DATA

▬▬▬▬▬▬

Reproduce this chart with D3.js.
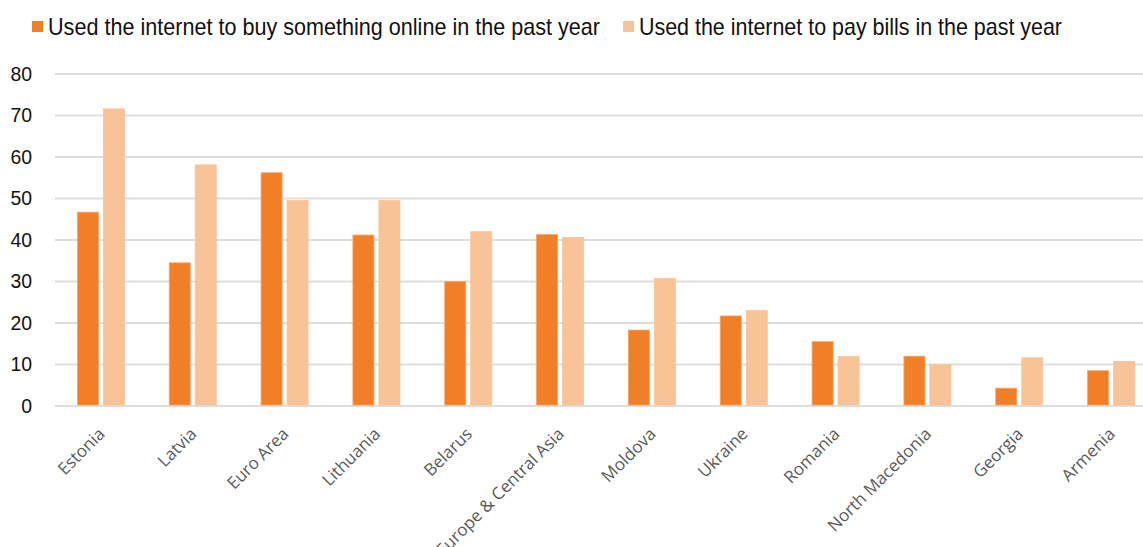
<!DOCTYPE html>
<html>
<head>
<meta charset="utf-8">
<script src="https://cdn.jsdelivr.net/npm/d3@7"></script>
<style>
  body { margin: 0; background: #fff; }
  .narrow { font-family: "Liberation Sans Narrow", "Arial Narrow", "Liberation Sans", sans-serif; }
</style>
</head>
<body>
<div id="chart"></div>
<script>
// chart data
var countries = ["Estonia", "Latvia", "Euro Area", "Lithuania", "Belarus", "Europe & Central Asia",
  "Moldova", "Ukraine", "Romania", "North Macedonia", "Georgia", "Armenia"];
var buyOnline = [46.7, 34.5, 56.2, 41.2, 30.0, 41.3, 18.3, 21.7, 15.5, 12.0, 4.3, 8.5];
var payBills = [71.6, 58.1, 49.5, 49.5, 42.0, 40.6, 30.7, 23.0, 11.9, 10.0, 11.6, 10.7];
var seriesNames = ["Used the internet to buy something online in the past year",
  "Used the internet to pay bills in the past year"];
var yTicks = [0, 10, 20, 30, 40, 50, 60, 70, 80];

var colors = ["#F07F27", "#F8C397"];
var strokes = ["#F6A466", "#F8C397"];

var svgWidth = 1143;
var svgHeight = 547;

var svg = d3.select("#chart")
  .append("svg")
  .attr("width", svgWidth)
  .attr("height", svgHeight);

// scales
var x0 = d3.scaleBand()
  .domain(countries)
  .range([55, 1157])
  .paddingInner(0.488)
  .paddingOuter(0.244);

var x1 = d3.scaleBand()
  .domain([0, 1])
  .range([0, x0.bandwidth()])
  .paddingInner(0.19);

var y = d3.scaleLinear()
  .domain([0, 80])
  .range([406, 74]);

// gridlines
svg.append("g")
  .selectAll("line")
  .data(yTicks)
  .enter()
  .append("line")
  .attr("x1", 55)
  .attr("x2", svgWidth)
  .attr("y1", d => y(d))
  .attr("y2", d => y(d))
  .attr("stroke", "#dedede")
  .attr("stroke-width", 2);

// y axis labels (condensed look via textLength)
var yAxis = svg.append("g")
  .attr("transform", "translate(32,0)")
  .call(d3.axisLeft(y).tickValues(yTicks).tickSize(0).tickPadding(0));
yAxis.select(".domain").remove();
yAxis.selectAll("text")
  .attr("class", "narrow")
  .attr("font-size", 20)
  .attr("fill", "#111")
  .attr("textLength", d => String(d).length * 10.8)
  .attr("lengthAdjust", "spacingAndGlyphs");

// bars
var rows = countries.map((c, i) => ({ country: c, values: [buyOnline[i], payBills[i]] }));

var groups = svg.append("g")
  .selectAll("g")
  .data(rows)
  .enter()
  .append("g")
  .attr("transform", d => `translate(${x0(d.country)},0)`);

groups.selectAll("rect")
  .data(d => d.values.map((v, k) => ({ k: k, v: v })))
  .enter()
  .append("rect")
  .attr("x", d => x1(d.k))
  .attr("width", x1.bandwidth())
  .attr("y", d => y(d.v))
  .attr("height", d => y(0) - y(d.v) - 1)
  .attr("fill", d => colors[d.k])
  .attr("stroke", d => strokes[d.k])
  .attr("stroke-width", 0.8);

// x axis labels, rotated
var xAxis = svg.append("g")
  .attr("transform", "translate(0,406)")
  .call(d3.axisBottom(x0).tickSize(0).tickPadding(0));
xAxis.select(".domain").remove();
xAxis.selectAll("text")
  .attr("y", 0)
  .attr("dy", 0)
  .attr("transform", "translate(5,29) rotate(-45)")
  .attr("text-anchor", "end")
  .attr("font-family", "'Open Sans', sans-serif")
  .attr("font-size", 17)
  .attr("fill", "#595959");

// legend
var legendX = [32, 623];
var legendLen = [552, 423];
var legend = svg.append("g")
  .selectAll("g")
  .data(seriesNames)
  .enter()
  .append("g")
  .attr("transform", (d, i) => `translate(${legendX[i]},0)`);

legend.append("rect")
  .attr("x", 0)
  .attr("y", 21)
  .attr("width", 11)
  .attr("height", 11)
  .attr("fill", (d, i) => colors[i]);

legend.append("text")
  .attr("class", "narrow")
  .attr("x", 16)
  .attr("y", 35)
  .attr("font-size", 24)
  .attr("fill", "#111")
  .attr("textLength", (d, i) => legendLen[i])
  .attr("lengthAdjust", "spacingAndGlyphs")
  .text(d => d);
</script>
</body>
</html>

▬▬▬▬▬▬

PROBLEM TO SOLVE
Are you able to set down all the lines above exactly, without any pictures?

RESPONSE
Reproduce this chart with D3.js.
<!DOCTYPE html>
<html>
<head>
<meta charset="utf-8">
<script src="https://cdn.jsdelivr.net/npm/d3@7"></script>
<style>
  body { margin: 0; background: #fff; }
  .narrow { font-family: "Liberation Sans Narrow", "Arial Narrow", "Liberation Sans", sans-serif; }
</style>
</head>
<body>
<div id="chart"></div>
<script>
// chart data
var countries = ["Estonia", "Latvia", "Euro Area", "Lithuania", "Belarus", "Europe & Central Asia",
  "Moldova", "Ukraine", "Romania", "North Macedonia", "Georgia", "Armenia"];
var buyOnline = [46.7, 34.5, 56.2, 41.2, 30.0, 41.3, 18.3, 21.7, 15.5, 12.0, 4.3, 8.5];
var payBills = [71.6, 58.1, 49.5, 49.5, 42.0, 40.6, 30.7, 23.0, 11.9, 10.0, 11.6, 10.7];
var seriesNames = ["Used the internet to buy something online in the past year",
  "Used the internet to pay bills in the past year"];
var yTicks = [0, 10, 20, 30, 40, 50, 60, 70, 80];

var colors = ["#F07F27", "#F8C397"];
var strokes = ["#F6A466", "#F8C397"];

var svgWidth = 1143;
var svgHeight = 547;

var svg = d3.select("#chart")
  .append("svg")
  .attr("width", svgWidth)
  .attr("height", svgHeight);

// scales
var x0 = d3.scaleBand()
  .domain(countries)
  .range([55, 1157])
  .paddingInner(0.488)
  .paddingOuter(0.244);

var x1 = d3.scaleBand()
  .domain([0, 1])
  .range([0, x0.bandwidth()])
  .paddingInner(0.19);

var y = d3.scaleLinear()
  .domain([0, 80])
  .range([406, 74]);

// gridlines
svg.append("g")
  .selectAll("line")
  .data(yTicks)
  .enter()
  .append("line")
  .attr("x1", 55)
  .attr("x2", svgWidth)
  .attr("y1", d => y(d))
  .attr("y2", d => y(d))
  .attr("stroke", "#dedede")
  .attr("stroke-width", 2);

// y axis labels (condensed look via textLength)
var yAxis = svg.append("g")
  .attr("transform", "translate(32,0)")
  .call(d3.axisLeft(y).tickValues(yTicks).tickSize(0).tickPadding(0));
yAxis.select(".domain").remove();
yAxis.selectAll("text")
  .attr("class", "narrow")
  .attr("font-size", 20)
  .attr("fill", "#111")
  .attr("textLength", d => String(d).length * 10.8)
  .attr("lengthAdjust", "spacingAndGlyphs");

// bars
var rows = countries.map((c, i) => ({ country: c, values: [buyOnline[i], payBills[i]] }));

var groups = svg.append("g")
  .selectAll("g")
  .data(rows)
  .enter()
  .append("g")
  .attr("transform", d => `translate(${x0(d.country)},0)`);

groups.selectAll("rect")
  .data(d => d.values.map((v, k) => ({ k: k, v: v })))
  .enter()
  .append("rect")
  .attr("x", d => x1(d.k))
  .attr("width", x1.bandwidth())
  .attr("y", d => y(d.v))
  .attr("height", d => y(0) - y(d.v) - 1)
  .attr("fill", d => colors[d.k])
  .attr("stroke", d => strokes[d.k])
  .attr("stroke-width", 0.8);

// x axis labels, rotated
var xAxis = svg.append("g")
  .attr("transform", "translate(0,406)")
  .call(d3.axisBottom(x0).tickSize(0).tickPadding(0));
xAxis.select(".domain").remove();
xAxis.selectAll("text")
  .attr("y", 0)
  .attr("dy", 0)
  .attr("transform", "translate(5,29) rotate(-45)")
  .attr("text-anchor", "end")
  .attr("font-family", "'Open Sans', sans-serif")
  .attr("font-size", 17)
  .attr("fill", "#595959");

// legend
var legendX = [32, 623];
var legendLen = [552, 423];
var legend = svg.append("g")
  .selectAll("g")
  .data(seriesNames)
  .enter()
  .append("g")
  .attr("transform", (d, i) => `translate(${legendX[i]},0)`);

legend.append("rect")
  .attr("x", 0)
  .attr("y", 21)
  .attr("width", 11)
  .attr("height", 11)
  .attr("fill", (d, i) => colors[i]);

legend.append("text")
  .attr("class", "narrow")
  .attr("x", 16)
  .attr("y", 35)
  .attr("font-size", 24)
  .attr("fill", "#111")
  .attr("textLength", (d, i) => legendLen[i])
  .attr("lengthAdjust", "spacingAndGlyphs")
  .text(d => d);
</script>
</body>
</html>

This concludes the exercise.